In GURPS Terms, the world is at Tech Level 9. Virtually any technology of that type is available. However, following crazes for mechanical or genetic augmentation in the mid 21st Century, such things as cyberware or genetic modifications have become somewhat unfashionable – except when it is to correct medical problems, or to serve a particular employment related purpose. There is no huge stigma attached to these things – a heavily augmented individual will attract attention similar to a heavily tattooed person of the early 21st century. Many people won’t care, but some will, and small modifications are much less likely to attract negative comment than large ones.
Approximately 100,000 people live at least semi-permanently in Earth orbit. A similar number can be found in the colonies on the Moon and Mars. Exploration of the Jupiter and Saturn systems are underway.

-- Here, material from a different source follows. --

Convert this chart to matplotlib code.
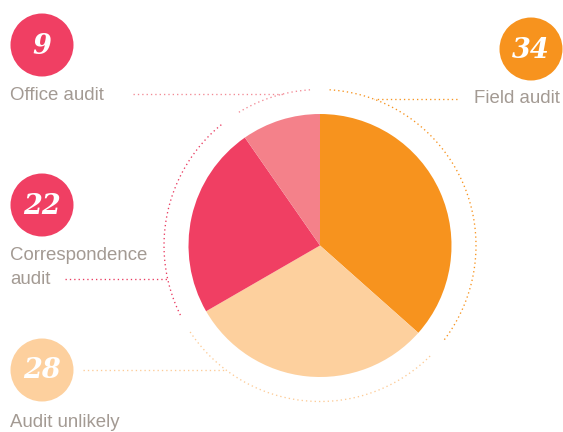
import numpy as np
import matplotlib
matplotlib.use("Agg")
import matplotlib.pyplot as plt
from matplotlib.patches import Circle

# ---- data ----
categories = ["Field audit", "Audit unlikely", "Correspondence audit", "Office audit"]
values = [34, 28, 22, 9]
slice_colors = ["#F7931E", "#FDD09E", "#F03F63", "#F4818A"]
ring_colors = ["#F7931E", "#FDCB96", "#E93B60", "#F28A95"]
badge_colors = ["#F7931E", "#FDD09E", "#F03F63", "#F03F63"]
label_texts = ["Field audit", "Audit unlikely", "Correspondence\naudit", "Office audit"]

W, H = 563, 432
fig = plt.figure(figsize=(W / 100, H / 100), dpi=100)
ax = fig.add_axes([0, 0, 1, 1])

def Y(y):  # image row -> data y
    return H - y

cx, cy = 320, Y(245.5)
R = 131.5
RING = 156

ax.pie(values, colors=slice_colors, startangle=90, counterclock=False,
       radius=R, center=(cx, cy), wedgeprops=dict(linewidth=0),
       frame=True)
ax.set_xlim(0, W)
ax.set_ylim(0, H)
ax.set_aspect("equal")
ax.axis("off")

dot = dict(linestyle=(0, (1, 2.3)), linewidth=0.95, dash_capstyle="butt")

# dotted ring arcs per segment
total = sum(values)
start = 90.0
gap = 3.5
for v, col in zip(values, ring_colors):
    end = start - v / total * 360.0
    th = np.radians(np.linspace(start - gap, end + gap, 200))
    ax.plot(cx + RING * np.cos(th), cy + RING * np.sin(th), color=col, **dot)
    start = end

# leader lines (horizontal, from label to ring)
def ring_x(yimg, side):
    dy = Y(yimg) - cy
    dx = np.sqrt(RING ** 2 - dy ** 2)
    return cx + side * dx

leaders = [
    (99, 457, +1),   # Field audit
    (370, 83, -1),   # Audit unlikely
    (279, 65, -1),   # Correspondence
    (94, 133, -1),   # Office
]
for (yl, xl, side), col in zip(leaders, ring_colors):
    xr = ring_x(yl, side)
    ax.plot([xl, xr], [Y(yl), Y(yl)], color=col, **dot)

# badges
badge_pos = [(531, 49), (42, 370), (42, 205), (42, 45)]
for (bx, by), col, v in zip(badge_pos, badge_colors, values):
    ax.add_patch(Circle((bx, Y(by)), 31.5, color=col, linewidth=0))
    ax.text(bx, Y(by) - 1, str(v), color="white", fontsize=19.5,
            family="DejaVu Serif", fontweight="bold", style="italic",
            ha="center", va="center")

# labels
gray = "#A39A93"
lab_font = dict(color=gray, fontsize=13.4, family="Liberation Sans")
ax.text(560, Y(103), label_texts[0], ha="right", va="baseline", **lab_font)
ax.text(10, Y(427), label_texts[1], ha="left", va="baseline", **lab_font)
ax.text(10, Y(260), "Correspondence", ha="left", va="baseline", **lab_font)
ax.text(10, Y(284), "audit", ha="left", va="baseline", **lab_font)
ax.text(10, Y(100), label_texts[3], ha="left", va="baseline", **lab_font)

fig.savefig("out.png", dpi=100)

But here on earth, how much technology has affected everyday life is highly variable. Healthcare is wonderfully advanced and computers and robotics has removed many of the most boring tasks from everyday life. But the most common way to travel between continents is still on a Boeing 747, or an Airbus A380 – safer than ever before, flown by computers (but always with a human in command) and with greatly improved inflight entertainment (including the wonderful ‘White Noise Shutdown’ device that puts a person into deep sleep for a predetermined period up to the entire flight – but still cruising at subsonic speed. It is certainly possible to access faster travel – Melbourne to London Hypersonic Orbital Ballistic Shuttles depart every half hour for a sixty minute flight between the greatest cities of the Commonwealth – but it is considered very gauche to use such services unless there truly is an urgent need for speed.

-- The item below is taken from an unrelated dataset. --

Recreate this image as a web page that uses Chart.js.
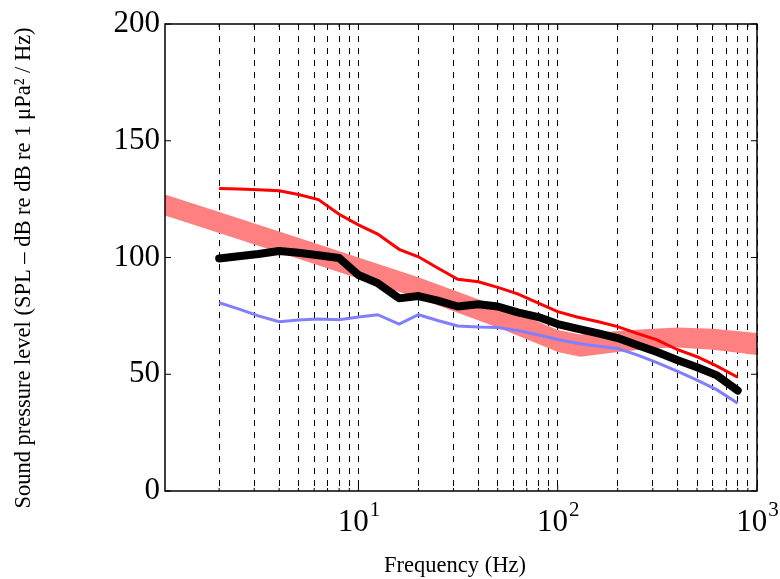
<!DOCTYPE html>
<html>
<head>
<meta charset="utf-8">
<script src="https://cdn.jsdelivr.net/npm/chart.js@4.4.1/dist/chart.umd.min.js"></script>
<style>
  body { margin: 0; background: #fff; }
  #wrap { width: 780px; height: 579px; }
</style>
</head>
<body>
<div id="wrap"><canvas id="spl" width="780" height="579"></canvas></div>
<script>
// third-octave centre frequencies (Hz)
const freqs = [2, 2.5, 3.15, 4, 5, 6.3, 8, 10, 12.5, 16, 20, 25, 31.5, 40, 50, 63, 80, 100, 125, 160, 200, 250, 315, 400, 500, 630, 800];
const splMedian = [99.6, 100.5, 101.5, 102.8, 102, 101, 99.8, 92.5, 89, 82.5, 83.5, 81.5, 79, 80, 79, 76.5, 74.5, 71.5, 69.5, 67.5, 65.5, 62.5, 59.5, 56, 53, 49.5, 43];
const splHigh = [129.6, 129.3, 129, 128.6, 127, 124.8, 118.5, 114, 110, 103.5, 100.3, 95.5, 90.7, 89.6, 87.2, 84.4, 80.5, 76.8, 74.5, 72.5, 70.4, 67.5, 64.7, 60.5, 57.5, 53.5, 48.7];
const splLow = [80.6, 78, 75, 72.5, 73.2, 73.7, 73.3, 74.5, 75.5, 71.5, 75.5, 73, 70.7, 70.2, 70, 68.7, 66.8, 64.9, 63.3, 62, 61, 58.3, 55, 51.2, 47.5, 43.3, 37.6];

// reference noise band
const bandFreqs = [1.07, 2, 5, 10, 20, 50, 80, 100, 130, 200, 300, 400, 600, 1000];
const bandUpper = [127, 119.5, 108.5, 100, 91.5, 79, 72.5, 69, 67, 68.5, 69.5, 70, 69.5, 67.7];
const bandLower = [118, 110.5, 99.5, 91, 82.5, 70, 63, 59.5, 57.5, 59.5, 61, 61.5, 60.5, 58.2];

const gridFreqs = [2, 3, 4, 5, 6, 7, 8, 9, 10, 20, 30, 40, 50, 60, 70, 80, 90, 100, 200, 300, 400, 500, 600, 700, 800, 900, 1000];
const majorFreqs = [10, 100, 1000];
const yTicks = [0, 50, 100, 150, 200];

const xy = (xs, ys) => xs.map((x, i) => ({ x: x, y: ys[i] }));
const serif = '"Liberation Serif", "DejaVu Serif", serif';

// axes box, ticks and labels drawn on top
const axesPlugin = {
  id: 'axesPlugin',
  afterDraw(chart) {
    const ctx = chart.ctx;
    const a = chart.chartArea;
    const xs = chart.scales.x, ys = chart.scales.y;
    ctx.save();
    ctx.strokeStyle = '#000';
    ctx.lineWidth = 1.5;
    ctx.strokeRect(a.left, a.top, a.right - a.left, a.bottom - a.top);

    ctx.lineWidth = 1;
    ctx.beginPath();
    yTicks.forEach(v => {
      const y = ys.getPixelForValue(v);
      ctx.moveTo(a.left, y); ctx.lineTo(a.left + 6, y);
      ctx.moveTo(a.right, y); ctx.lineTo(a.right - 6, y);
    });
    gridFreqs.forEach(f => {
      const x = xs.getPixelForValue(f);
      const len = majorFreqs.includes(f) ? 6 : 3;
      ctx.moveTo(x, a.bottom); ctx.lineTo(x, a.bottom - len);
      ctx.moveTo(x, a.top); ctx.lineTo(x, a.top + len);
    });
    ctx.stroke();

    ctx.fillStyle = '#000';
    ctx.font = '31px ' + serif;
    ctx.textAlign = 'right';
    ctx.textBaseline = 'middle';
    yTicks.forEach(v => ctx.fillText(String(v), a.left - 5, ys.getPixelForValue(v)));

    ctx.textBaseline = 'alphabetic';
    ctx.textAlign = 'left';
    majorFreqs.forEach(f => {
      const x = xs.getPixelForValue(f);
      const exp = String(Math.round(Math.log10(f)));
      ctx.font = '31px ' + serif;
      const w1 = ctx.measureText('10').width;
      ctx.font = '21px ' + serif;
      const w2 = ctx.measureText(exp).width;
      const x0 = x - (w1 + w2) / 2;
      ctx.font = '31px ' + serif;
      ctx.fillText('10', x0, a.bottom + 40);
      ctx.font = '21px ' + serif;
      ctx.fillText(exp, x0 + w1 + 1, a.bottom + 25);
    });

    ctx.font = '22.5px ' + serif;
    ctx.textAlign = 'center';
    ctx.fillText('Frequency (Hz)', (a.left + a.right) / 2 - 6, 572);

    ctx.translate(30, 268);
    ctx.rotate(-Math.PI / 2);
    ctx.fillText('Sound pressure level (SPL \u2013 dB re dB re 1 \u03bcPa\u00b2 / Hz)', 0, 0);
    ctx.restore();
  }
};

new Chart(document.getElementById('spl'), {
  type: 'line',
  data: {
    datasets: [
      { data: xy(freqs, splMedian), borderColor: '#000', borderWidth: 8, order: 0,
        borderCapStyle: 'round', borderJoinStyle: 'round' },
      { data: xy(freqs, splHigh), borderColor: '#ff0000', borderWidth: 3, order: 1 },
      { data: xy(freqs, splLow), borderColor: 'rgb(128,128,255)', borderWidth: 3, order: 2 },
      { data: xy(bandFreqs, bandLower), borderWidth: 0, borderColor: 'rgba(0,0,0,0)', order: 10, fill: false },
      { data: xy(bandFreqs, bandUpper), borderWidth: 0, borderColor: 'rgba(0,0,0,0)', order: 9,
        fill: '-1', backgroundColor: 'rgb(255,128,128)' }
    ]
  },
  options: {
    responsive: false,
    animation: false,
    layout: { padding: { left: 165, right: 23, top: 24, bottom: 88 } },
    elements: { point: { radius: 0 }, line: { tension: 0 } },
    plugins: { legend: { display: false }, tooltip: { enabled: false } },
    scales: {
      x: {
        type: 'logarithmic',
        min: 1.07,
        max: 1000,
        afterBuildTicks: s => { s.ticks = gridFreqs.map(v => ({ value: v })); },
        ticks: { display: false },
        grid: { color: '#000', lineWidth: 1, drawTicks: false },
        border: { display: false, dash: [6, 6] }
      },
      y: { display: false, min: 0, max: 200 }
    }
  },
  plugins: [axesPlugin]
});
</script>
</body>
</html>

The same is true of motor vehicles – within cities and suburbs, speed limits have changed very little and a car still looks like a car. But emissions are very small, fuel efficiency is very high, and while most people choose to drive themselves a computer is always ready to take over if asked, or in an emergency. And once on a freeway, especially those between cities, speeds of up to 400 kilometres an hour under computer control are commonplace.